Based on Articles 44 and 55 of the Law on Tax Administration 2019, the deadlines for declaration, payment, and finalization of corporate income tax in Vietnam  are as follows:

- The deadline for quarterly provisional corporate income tax payment: No later than the last day of the first month of the next quarter in which tax obligations arise.

- The deadline for annual tax finalization: No later than the last day of the third month from the end of the calendar year or fiscal year.

What are incomes subject to Corporate Income Tax in Vietnam?

Based on Article 3 of the Corporate Income Tax Law 2008, amended by Clause 1 Article 1 of Law No. 71/2014/QH13 on revised taxes 2014, taxable income includes income from production, business of goods, services, and other income.

Other income includes:

- Income from the transfer of capital, transfer of capital contribution rights;

- Income from the transfer of real estate, transfer of investment projects, transfer of the right to participate in investment projects, transfer of the right to explore, exploit, and process minerals;

- Income from property use rights, ownership rights, including income from intellectual property rights as prescribed by law;

- Income from the transfer, lease, liquidation of assets, including all types of valuable papers;

- Income from interest deposits, lending capital, selling foreign currency; collections from bad debts that have been written off but are now recoverable;

- Collections from unidentified payable debts;

- Income from the business of previous years omitted and other income.
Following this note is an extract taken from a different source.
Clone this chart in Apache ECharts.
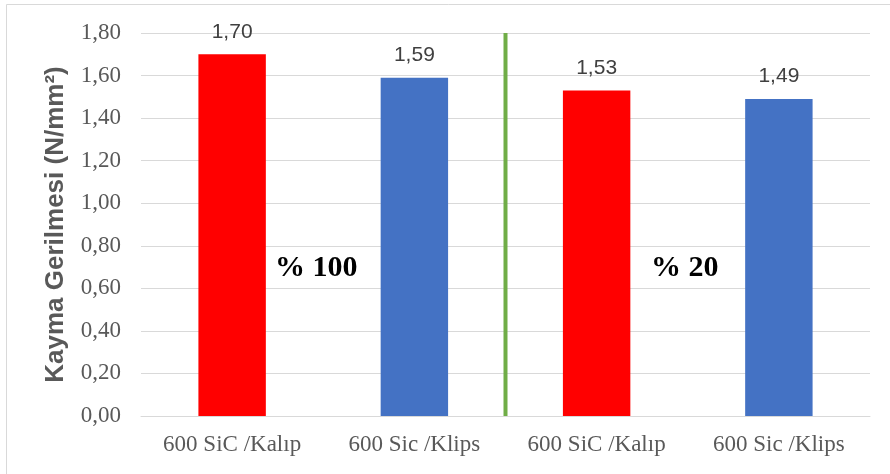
<!DOCTYPE html>
<html>
<head>
<meta charset="utf-8">
<script src="https://cdn.jsdelivr.net/npm/echarts@6/dist/echarts.min.js"></script>
<style>
  html, body { margin: 0; padding: 0; background: #fff; }
  #chart { width: 890px; height: 474px; }
</style>
</head>
<body>
<div id="chart"></div>
<script>
// Shear stress by surface/fixing method at two mixture ratios
const categories = ['600 SiC /Kalıp', '600 Sic /Klips', '600 SiC /Kalıp', '600 Sic /Klips'];
const values = [1.70, 1.59, 1.53, 1.49];
const barColors = ['#FF0000', '#4472C4', '#FF0000', '#4472C4'];
const groupLabels = ['% 100', '% 20'];
// divider sits between the two groups (after the 2nd category)
const dividerAt = 2;
const yMin = 0, yMax = 1.8, yStep = 0.2;

const fmt = v => v.toFixed(2).replace('.', ',');

const chart = echarts.init(document.getElementById('chart'));

chart.setOption({
  animation: false,
  backgroundColor: '#fff',
  grid: { left: 141, right: 20, top: 33, bottom: 58, containLabel: false },
  xAxis: [{
    type: 'category',
    data: categories,
    axisLine: { show: true, lineStyle: { color: '#D9D9D9', width: 1 } },
    axisTick: { show: false },
    axisLabel: {
      interval: 0, hideOverlap: false,
      color: '#595959', fontFamily: 'Liberation Serif', fontSize: 23, margin: 17
    }
  }, {
    // hidden linear axis over the same span, used to place the group divider
    type: 'value', min: 0, max: categories.length, show: false
  }],
  yAxis: {
    type: 'value',
    min: yMin, max: yMax, interval: yStep,
    name: 'Kayma Gerilmesi (N/mm²)',
    nameLocation: 'middle',
    nameGap: 72,
    nameTextStyle: {
      color: '#595959', fontFamily: 'Liberation Sans', fontSize: 26, fontWeight: 'bold'
    },
    axisLine: { show: false },
    axisTick: { show: false },
    splitLine: { lineStyle: { color: '#D9D9D9', width: 1 } },
    axisLabel: {
      color: '#595959', fontFamily: 'Liberation Serif', fontSize: 23, margin: 20,
      formatter: v => fmt(v)
    }
  },
  series: [{
    type: 'bar',
    barWidth: '37%',
    data: values.map((v, i) => ({ value: v, itemStyle: { color: barColors[i] } })),
    label: {
      show: true, position: 'top', distance: 12,
      color: '#404040', fontFamily: 'Liberation Sans', fontSize: 21,
      formatter: p => fmt(p.value)
    }
  }, {
    type: 'line',
    xAxisIndex: 1,
    data: [[dividerAt, yMin], [dividerAt, yMax]],
    symbol: 'none',
    silent: true,
    lineStyle: { color: '#70AD47', width: 4 },
    z: 1
  }],
  graphic: [
    {
      type: 'rect', silent: true, z: -1,
      shape: { x: 6.5, y: 4.5, width: 1000, height: 1000 },
      style: { fill: 'none', stroke: '#D9D9D9', lineWidth: 1 }
    },
    {
      type: 'text', left: 275, top: 253,
      style: { text: groupLabels[0], fill: '#000', font: 'bold 30px "Liberation Serif"' }
    },
    {
      type: 'text', left: 651, top: 253,
      style: { text: groupLabels[1], fill: '#000', font: 'bold 30px "Liberation Serif"' }
    }
  ]
});
</script>
</body>
</html>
* For Vietnamese enterprises investing abroad, transferring income after having paid corporate income tax abroad back to Vietnam, if Vietnam has signed a Double Taxation Avoidance Agreement with those countries, the Agreement's regulations apply; for countries where Vietnam has not signed such an Agreement, if the corporate income tax rate in the countries from which the enterprise transfers funds back is lower, the difference will be collected compared to the corporate income tax calculated under Vietnam's Corporate Income Tax Law.